En la víspera de las elecciones generales, hice esfuerzos de síntesis para explicar a mis hijos el significado del pisapapeles de translúcido metacrilato que envuelve un fragmento de hormigón. Pero lo hice finalmente cuando, a partir de una deslumbrante instalación entre la Puerta de Brandenburgo y la calle 17 de Junio, la hermosa y eterna Berlín daba el pistoletazo de salida a la conmemoración de las tres décadas del derribo del Muro que la partió en dos mitades durante más de veintiocho años.

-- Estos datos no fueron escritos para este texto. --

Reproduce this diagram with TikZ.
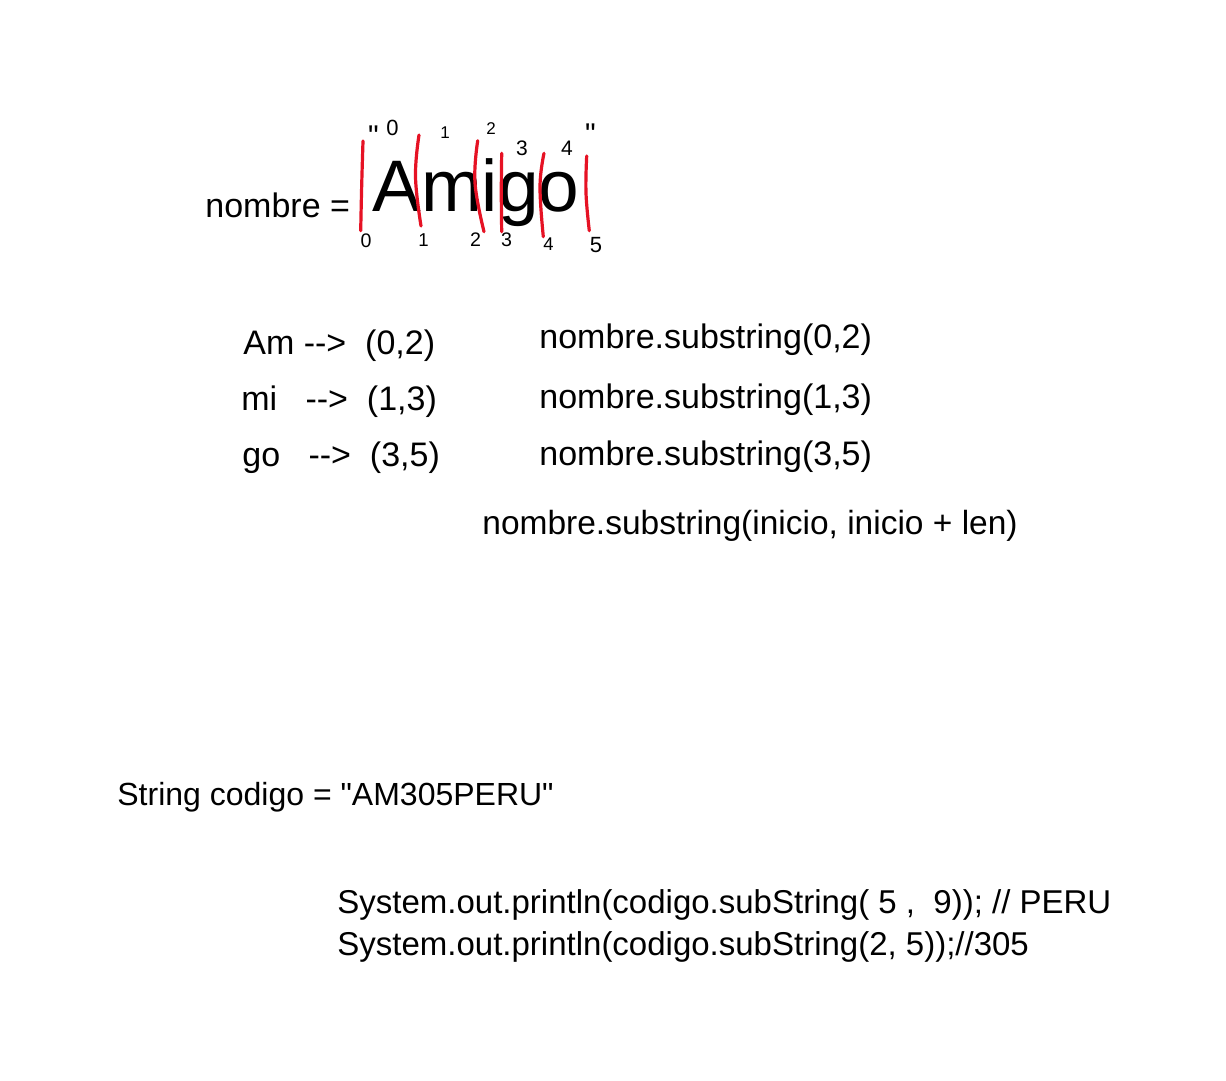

Una colosal capa de colores abrigó el histórico espacio y, en ella, treinta mil mensajes autógrafos sobre el significado de la barrera rota y el futuro de la nación y el planeta conformaron la obra del norteamericanos Patrick Shearn, que evocó las emociones vividas a partir del 9 de noviembre de 1989, la fecha grabada en verde -color de la esperanza, según parece- sobre las franjas negra, roja y amarilla de la bandera que identifica el souvenir.

Fue el regalo de un amigo teutón, residente puntual en La Palma, con el que paseé por las calles berlinesas en las que definió como "las mejores pascuas" de su vida, dentro de un clima optimista por el consumado declive del bloque soviético y las entonces risueñas perspectivas de la democracia liberal, la economía de mercado y el nuevo orden internacional.

Desde hace unos meses, en el área del recuerdo, no puedo compartir con Jano Bauer la satisfacción por el emblema de la efeméride -una declaración de intenciones de los europeístas amenazados por la ultraderecha y los airados de la vieja izquierda- que, acaso, sea lo más positivo ante un complejo horizonte de sociedades insatisfechas, de líderes sin pulso que no responden a sus necesidades y legítimas exigencias de los ciudadanos de a pie; de demagogos rudos e insolidarios que ofenden a la historia y la razón; de egoísmos territoriales sin rumbo ni futuro -como el brexit británico y la jaqueca catalana- conducidos por tipos sin escrúpulos; y con el negacionismo, contra la razón y la evidencia, enarbolado por sujetos como Trump y con profetas incultos y legionarios salvajes que ladran por todos los confines de un planeta amenazado. La caída del Muro de Berlín fue un sueño y los sueños, cuando los necesitamos, se repiten alguna vez. Ojalá que tenga feliz recurrencia y nos devuelva, como la estela de colores, al otoño del 89.